A checklist for employers writing better remote job posts
If you want stronger applicants, make flexibility easier to understand in the job description.
- State whether the role is fully remote, hybrid, or location-based remote
- List any required time zones or overlap hours
- Explain how communication happens across the team
- Clarify whether schedules are fixed or adjustable
- Describe how success is measured
- Show how the company supports onboarding and equipment needs
- Explain the employment model for international hires when relevant
- Be honest about where flexibility ends
A clear job post filters for better-fit candidates and saves time for both sides. In hidden jobs search, that transparency can also make your role easier to share internally, where referrals and private recommendations often move faster than public applications.

How flexibility improves the hidden jobs market
Many strong remote opportunities never make it to a public job board.
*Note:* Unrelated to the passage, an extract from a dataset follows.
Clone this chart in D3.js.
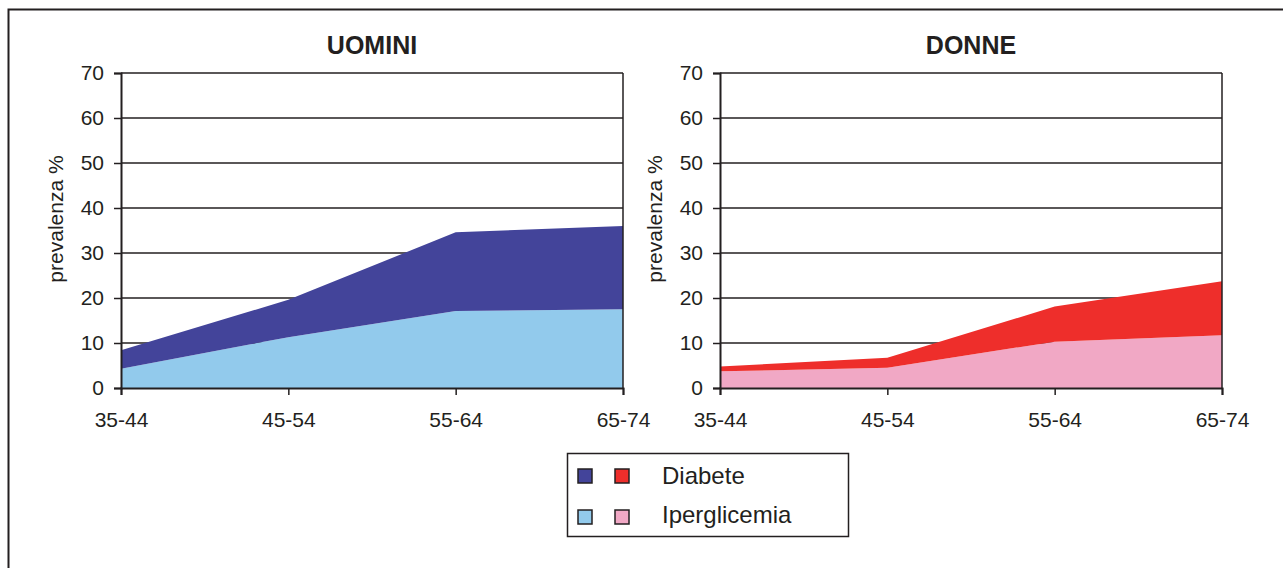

They are filled through networks, internal referrals, recruiter outreach, and curated candidate pools. In that environment, flexibility becomes a key differentiator.
Job seekers are more likely to respond to a role when they can quickly see how it fits their needs. Employers are more likely to attract qualified candidates when the role feels workable, not just available. That is why flexibility is more than a perk; it is part of the hiring strategy.
For Hidden Jobs readers, the takeaway is simple: keep looking for roles that respect time, location, results, and clear employment structure. Those are often the jobs that turn into better long-term matches.
Conclusion
Flexible work continues to be one of the strongest signals in remote hiring because it serves both sides of the market. Job seekers want clarity, autonomy, and a role that fits their life. Employers want commitment, performance, and retention. Flexibility helps create both.
If you are searching for hidden jobs, remote jobs, or work from home roles, pay attention to how flexibility is described. The best opportunities are usually the ones that make expectations clear, explain the employment setup, and trust people to do the work well.